Name | Module Link | Current Version | Short Description |
---|---|---|---|
Learning to Learn | Training Course | 1.0.1 | Discover how learning data science is different than learning other subjects. |
Reproducibility | Training Course | 1.2.0 | This module provides learners with an approachable introduction to the concepts and impact of research reproducibility, generalizability, and data reuse, and how technical approaches can help make these goals more attainable. |
Directories and File Paths | Training Course | 1.1.0 | In this module, learners will explore what a directory is and how to describe the location of a file using its file path. |
Tidy Data | Training Course | 1.0.1 | Tidy is a technical term in data analysis and describes an optimal way for organizing data that will be analyzed computationally. |
Data Visualization in Open Source Software | Training Course | 1.0.0 | Introduction to principles of data vizualization and typical data vizualization workflows using two common open source libraries: ggplot2 and seaborn. |
Intro to Version Control | Training Course | 1.0.1 | An introduction to what version control systems do and why you might want to use one. |
R Basics: Introduction | Training Course | 1.0.0 | Introduction to R and hands-on first steps for brand new beginners. |
R Basics: Transform Data | Training Course | 1.0.0 | Learn how to transform (or wrangle) data using R’s dplyr package. |
R Basics: Visualize Data | Training Course | 1.0.0 | Learn how to visualize data using R’s ggplot2 package. |
Demystifying SQL | Training Course | 1.0.0 | SQL is a relational database solution that has been around for decades. Learn more about this technology at a high level, without having to write code. |
Data Visualization in ggplot2 | Training Course | 1.2.0 | This module includes code and explanations for several popular data visualizations, using R’s ggplot2 package. It also includes examples of how to modify ggplot2 plots to customize them for different uses (e.g. adhering to journal requirements for visualizations). |
Statistical Tests | Training Course | 1.0.1 | This module provides an overview of the most commonly used kinds of statistical tests and links to code for running many of them in both R and python. |
Phase Two
In the second phase of the DART pilot, the Knot of Toads Community of Practice is invited to complete the following series of short modules to continue their data science journey.

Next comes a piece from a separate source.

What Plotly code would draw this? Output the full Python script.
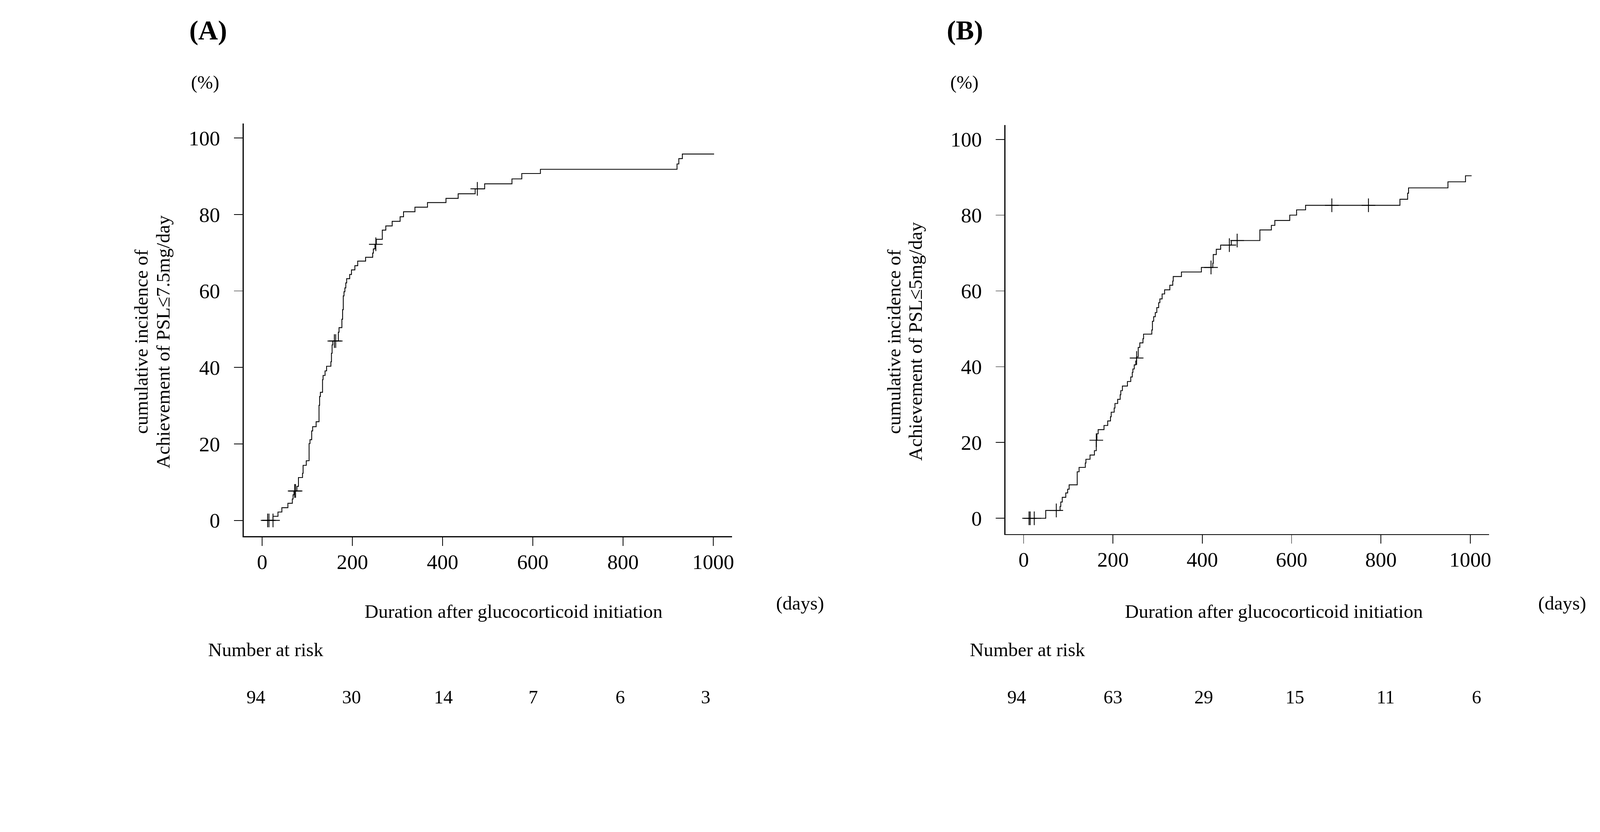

Name | Module Link | Current Version | Short Description |
---|---|---|---|
Bash / Command Line 101 | Training Course | 1.1.0 | This course will focus on accessing a command line program (or CLI, “command line interface”) and running shell scripts on your home computer and learning how to navigate your file system as well as editing and searching files. |
Bash / Command Line 102 | Training Course | 1.0.0 | This module will teach you how to use the bash shell to search and organize your files. |
Demystifying Python | Training Course | 1.0.0 | This module introduces the Python programming language, explores why Python is useful in research, and describes how to download Python and Jupyter. |
Python Basics: Writing Python Code | Training Course | 1.0.0 | Learn the foundations of writing Python code. |
Transform Data with pandas | Training Course | 1.0.0 | This is an introduction to transforming data using a Python library named pandas. |
Data Visualization in seaborn | Training Course | 1.0.0 | This module includes code and explanations for several popular data visualizations using Python’s seaborn library. It also includes examples of how to modify seaborn plots to customize them for different uses. |
Data Storage Models | Training Course | 1.0.0 | This course will focus on different data storage solutions available to an end user and the unique characteristics of each type. This course will also cover how each storage type impacts one’s access to data and computing capabilities. |
Setting Up Git in Mac and Linux | Training Course | 1.0.1 | This module provides recommendations and examples to help new users configure git on their computer for the first time on a Mac or Linux computer. |
Setting Up Git in Windows | Training Course | 1.0.1 | This module provides recommendations and examples to help new users configure Git on their Windows computer for the first time. |
Creating a Git Repository | Training Course | 1.0.0 | Create a new Git repository and get started with version control. |
Exploring the History of a Git Repository | Training Course | 1.0.0 | This module will teach you how to look at past versions of your work on Git and compare your project with previous versions. |
Omics Orientation | Training Course | 1.0.0 | This module provides a brief introduction to omics and its associated fields. |
Citing DART on your CV
The ATOP team was generous enough to put together some suggested language for you to use on your CV, or adapt as appropriate:
Participated in the inaugural NIH R25-funded CHOP Data and Analytics for Research Training (DART) pilot program
- Engaged in self-directed and cohort-based learning in data science techniques, including instruction in R, and SQL [add Bash, Git, Python, etc. as appropriate]
- Learned fundamentals of promoting rigor and reproducibility in research, including proper data management and version control
- Actively provided feedback on pilot program rollout to support future module users
Depending on your pathway and career goals, you may also want to emphasize a particular skill and how many modules you completed:
- Completed [XX] DART modules in [Data Visualization/Preferred Skill]
You should also be sure to include the topics you learned in the DART program under your Skills or Proficiencies section. Depending on your the modules you completed, these may include Bash, Git, R, Python, SQL, etc. It is also appropriate to list “data science” in that section in addition to the more specific skills.